Lorsque l'on applique à la lettre le changement, on ne met en place les actions recommandées que pour « cocher la case ».

Quelle est l'entreprise qui n'est pas dans un processus de changement ? Heureusement, elles le sont presque toutes. Mais, la question est de savoir combien changent réellement. Aucun doute que toutes mettent en place de vraies évolutions. Mais celles-ci sont souvent très en deçà des attentes et des besoins d'adaptation à un environnement qui lui, bouge avec une ampleur et une rapidité inédite.  

Le changement organisationnel ne suffit pas

Ce qui est le plus facile à faire changer, c'est l'organisation. Il est donc logique de commencer par là. Une nouvelle organisation est un cadre qui vise à faciliter les interactions entre les acteurs et à améliorer l'efficacité du collectif. Tout est donc dans son usage. Un modèle matriciel, qui permet de casser les silos et de mettre en commun des ressources, peut vite devenir une usine à gaz et une machine à produire des conflits. Ou perdre sa finalité, chacun se recréant son territoire tout en respectant les apparences du matriciel. C'est pourquoi le changement organisationnel ne suffit pas.

Bien souvent, les entreprises y ajoutent une dimension comportementale. A l'organisation matricielle est associée l'injonction de collaborer. Chacun est invité à se fixer des objectifs sur ce plan. Disciplinés, les acteurs jouent le jeu et pour mieux collaborer, ils décident, par exemple, de se rencontrer plus souvent. C'est certes un bon début mais qui ne garantit en rien la qualité des échanges, la prise en compte des contraintes de l'autre et la capacité à gérer les désaccords. Autrement dit, bien souvent lorsqu'il s'agit de comportement, les acteurs se donnent des objectifs de plans d'action organisationnels. Ce faisant, ils appliquent à la lettre ce qu'on leur demande. Mais ils ne sont pas dans l'état d'esprit à l'origine du changement : la prise de conscience qu'il faut plus de collaboration entre entités et acteurs. Car lorsqu'on applique à la lettre le changement, on ne met en place les actions recommandées que pour « cocher la case ».  

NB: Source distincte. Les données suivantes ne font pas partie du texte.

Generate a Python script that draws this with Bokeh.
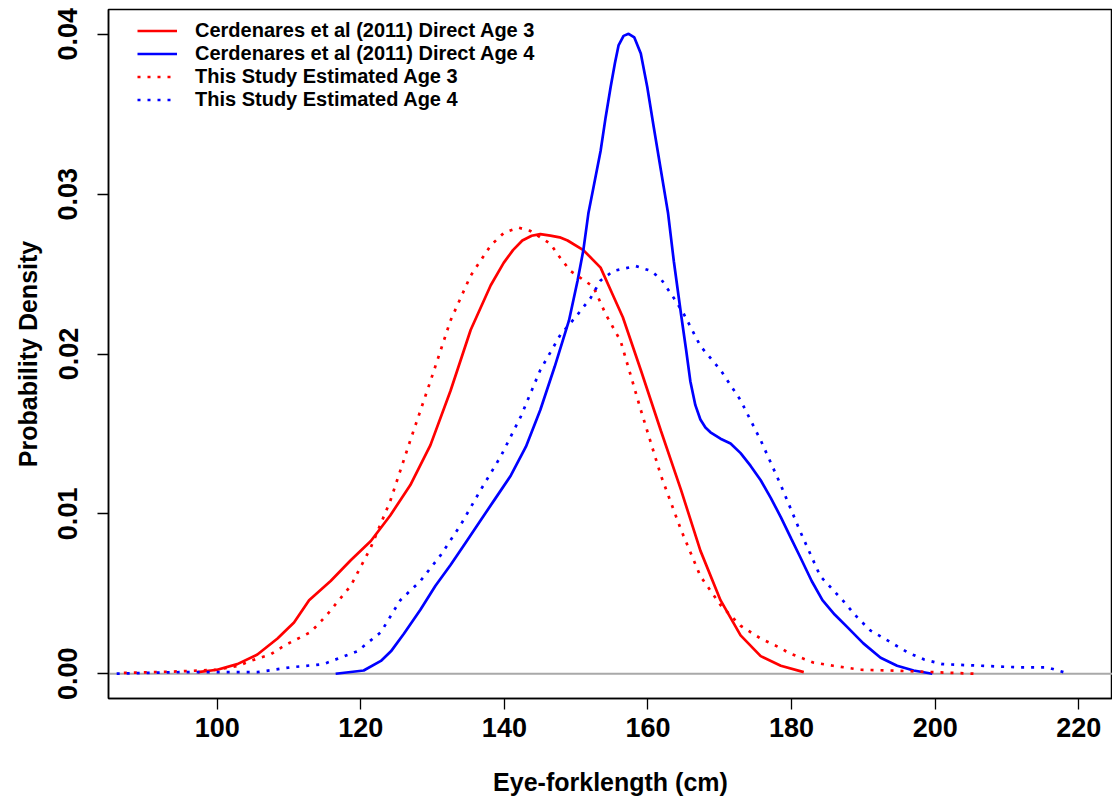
from bokeh.plotting import figure
from bokeh.models import Span, Legend, LegendItem, FixedTicker, NumeralTickFormatter, Range1d
from bokeh.embed import file_html
from bokeh.resources import INLINE

# Cerdenares et al (2011) Direct Age 3 (red solid)
rs_x = [97.3, 100, 102.8, 105.6, 108.4, 110.7, 112.8, 115.8, 118.6, 121.4, 124.1, 126.9, 129.7,
        132.5, 135.3, 138.1, 139.9, 141.2, 142.5, 143.8, 145.0, 146.4, 147.7, 148.8, 151.0, 153.4,
        155.2, 156.5, 159.0, 161.8, 164.6, 167.3, 170.1, 172.9, 175.7, 178.5, 181.7]
rs_y = [0.0001, 0.00025, 0.0006, 0.0012, 0.0022, 0.0032, 0.0046, 0.0058, 0.0071, 0.0083, 0.0099,
        0.0118, 0.0143, 0.0177, 0.0215, 0.0243, 0.0257, 0.0265, 0.0271, 0.0274, 0.0275, 0.0274,
        0.0273, 0.0271, 0.0265, 0.0254, 0.0236, 0.0223, 0.0190, 0.0152, 0.0115, 0.0077, 0.0046,
        0.0024, 0.0011, 0.0005, 0.0001]

# Cerdenares et al (2011) Direct Age 4 (blue solid)
bs_x = [116.5, 120.4, 122.8, 124.2, 126.0, 128.3, 130.4, 132.5, 134.6, 136.7, 138.8, 140.9, 143.0,
        145.0, 147.0, 149.0, 150.2, 151.0, 151.7, 152.4, 153.4, 154.1, 154.8, 155.4, 155.9, 156.6,
        157.3, 158.1, 159.0, 159.9, 160.8, 161.8, 162.8, 163.6, 164.6, 165.3, 165.9, 166.6, 167.3,
        168.0, 168.7, 170.1, 171.5, 172.9, 174.3, 175.7, 177.1, 178.5, 180.0, 181.2, 182.8, 184.3,
        186.0, 187.8, 190.0, 192.4, 194.7, 197.0, 199.6]
bs_y = [0.0, 0.0002, 0.0008, 0.0014, 0.0025, 0.0040, 0.0055, 0.0068, 0.0082, 0.0096, 0.0110,
        0.0124, 0.0142, 0.0165, 0.0192, 0.0221, 0.0246, 0.0265, 0.0288, 0.0304, 0.0327, 0.0348,
        0.0367, 0.0382, 0.0393, 0.0399, 0.04003, 0.0398, 0.0388, 0.0367, 0.0342, 0.0315, 0.0288,
        0.0258, 0.0225, 0.0203, 0.0183, 0.0168, 0.0159, 0.0154, 0.0151, 0.0147, 0.0144, 0.0138,
        0.0130, 0.0121, 0.0110, 0.0098, 0.0084, 0.0073, 0.0058, 0.0046, 0.0037, 0.0029, 0.0019,
        0.0010, 0.0005, 0.0002, 0.0]

# This Study Estimated Age 3 (red dotted)
rd_x = [87.0, 95.0, 100.0, 103.0, 104.6, 107.4, 109.5, 111.7, 113.0, 114.5, 115.5, 116.4, 118.6,
        121.4, 124.1, 126.9, 129.7, 132.5, 135.3, 138.1, 140.0, 142.0, 143.6, 146.4, 147.8, 149.2,
        152.4, 154.1, 156.2, 159.0, 161.8, 164.6, 167.3, 170.1, 172.9, 175.7, 178.5, 179.6, 181.9,
        183.0, 185.8, 189.6, 193.8, 198.0, 205.4]
rd_y = [0.00005, 0.00015, 0.00025, 0.0005, 0.0008, 0.0012, 0.0018, 0.0023, 0.0026, 0.0033, 0.0038,
        0.0043, 0.0055, 0.0079, 0.0108, 0.0146, 0.0183, 0.0221, 0.0249, 0.0268, 0.0276, 0.0279,
        0.0277, 0.0269, 0.0260, 0.0252, 0.0242, 0.0225, 0.0208, 0.0165, 0.0124, 0.0090, 0.0061,
        0.0043, 0.0030, 0.0022, 0.0016, 0.0013, 0.0009, 0.0007, 0.0005, 0.00025, 0.0002, 0.00013,
        0.0]

# This Study Estimated Age 4 (blue dotted)
bd_x = [86.0, 90.0, 95.0, 100.0, 105.6, 110.2, 114.8, 119.5, 122.8, 125.5, 128.3, 131.1, 133.9,
        136.7, 139.5, 142.3, 145.0, 147.8, 149.9, 150.6, 152.0, 153.4, 155.2, 158.3, 160.4, 161.8,
        163.6, 165.0, 167.3, 170.1, 172.9, 175.7, 178.5, 181.2, 184.0, 187.1, 189.2, 191.0, 193.3,
        196.3, 198.4, 201.0, 206.3, 211.6, 215.6, 218.6]
bd_y = [0.0, 0.00005, 0.0001, 0.0001, 0.0001, 0.0004, 0.0006, 0.0014, 0.0026, 0.0046, 0.0058,
        0.0074, 0.0093, 0.0115, 0.0136, 0.0161, 0.0190, 0.0212, 0.0223, 0.0227, 0.0235, 0.0246,
        0.0252, 0.0255, 0.0252, 0.0247, 0.0235, 0.0225, 0.0205, 0.0190, 0.0171, 0.0146, 0.0118,
        0.0089, 0.0061, 0.0046, 0.0035, 0.0027, 0.0021, 0.0013, 0.0009, 0.0006, 0.0005, 0.0004,
        0.0004, 0.0]

labels = ["Cerdenares et al (2011) Direct Age 3",
          "Cerdenares et al (2011) Direct Age 4",
          "This Study Estimated Age 3",
          "This Study Estimated Age 4"]
x_ticks = [100, 120, 140, 160, 180, 200, 220]
y_ticks = [0.0, 0.01, 0.02, 0.03, 0.04]

FONT = "Liberation Sans"
RED = "#ff0000"
BLUE = "#0000ff"

p = figure(width=1112, height=800, output_backend="svg", toolbar_location=None,
           x_range=Range1d(84.86, 224.7), y_range=Range1d(-0.00155, 0.04155),
           min_border_left=108, min_border_right=0, min_border_top=9, min_border_bottom=102)
p.background_fill_color = "white"
p.border_fill_color = "white"
p.grid.visible = False
p.outline_line_color = "black"
p.outline_line_width = 1.5

zero = Span(location=0, dimension="width", line_color="#a9a9a9", line_width=2, level="underlay")
p.add_layout(zero)

r1 = p.line(rs_x, rs_y, line_color=RED, line_width=2.7)
r2 = p.line(bs_x, bs_y, line_color=BLUE, line_width=2.7)
r3 = p.line(rd_x, rd_y, line_color=RED, line_width=2.7, line_dash="3 7")
r4 = p.line(bd_x, bd_y, line_color=BLUE, line_width=2.7, line_dash="3 7")

legend = Legend(items=[LegendItem(label=labels[0], renderers=[r1]),
                       LegendItem(label=labels[1], renderers=[r2]),
                       LegendItem(label=labels[2], renderers=[r3]),
                       LegendItem(label=labels[3], renderers=[r4])],
                location=(29, 587), border_line_color=None, background_fill_alpha=0,
                padding=0, margin=0, spacing=0, glyph_width=40, glyph_height=21,
                label_height=21, label_standoff=18,
                label_text_font=FONT, label_text_font_style="bold",
                label_text_font_size="20px", label_text_color="black")
p.add_layout(legend)

xa = p.xaxis[0]
xa.ticker = FixedTicker(ticks=x_ticks)
xa.axis_label = "Eye-forklength (cm)"
ya = p.yaxis[0]
ya.ticker = FixedTicker(ticks=y_ticks)
ya.formatter = NumeralTickFormatter(format="0.00")
ya.axis_label = "Probability Density"
ya.major_label_orientation = "vertical"

for ax in (xa, ya):
    ax.minor_tick_line_color = None
    ax.major_tick_in = 0
    ax.major_tick_out = 11
    ax.major_tick_line_color = "black"
    ax.major_tick_line_width = 1.3
    ax.axis_line_color = "black"
    ax.axis_line_width = 1.5
    ax.major_label_text_font = FONT
    ax.major_label_text_font_style = "bold"
    ax.major_label_text_font_size = "27px"
    ax.major_label_text_color = "black"
    ax.axis_label_text_font = FONT
    ax.axis_label_text_font_style = "bold"
    ax.axis_label_text_font_size = "25px"
    ax.axis_label_text_color = "black"

xa.major_label_standoff = 8
xa.axis_label_standoff = 28
ya.major_label_standoff = 20
ya.axis_label_standoff = 14

open("out.html", "w").write(file_html(p, INLINE))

D'autres sources de satisfaction

S'approprier l'esprit du changement est plus compliqué. Cela suppose de s'interroger sur soi-même et de remettre en cause sa façon de fonctionner, ses attitudes, son mode de relation aux autres. Bien souvent, cela touche aussi à ce qui donne des petites satisfactions… Par exemple, voir son entité mieux performer que les autres. Mais cette source de fierté, n'a plus lieu d'être dans l'esprit du nouveau modèle. Il faudra donc trouver d'autres sources de plaisir dans la collaboration.

Faire s'approprier cette nouvelle mentalité est autrement plus difficile que d'appliquer à la lettre un plan d'action du changement. Cela touche à l'intime de chacun. C'est pourtant la condition pour que les changements se mettent vraiment en place. Cela suppose que les dirigeants, les premiers, en soient convaincus pour eux-mêmes. Puis qu'ils transmettent aux équipes un élan et une méthode pour les aider à progresser : un sacré challenge managérial.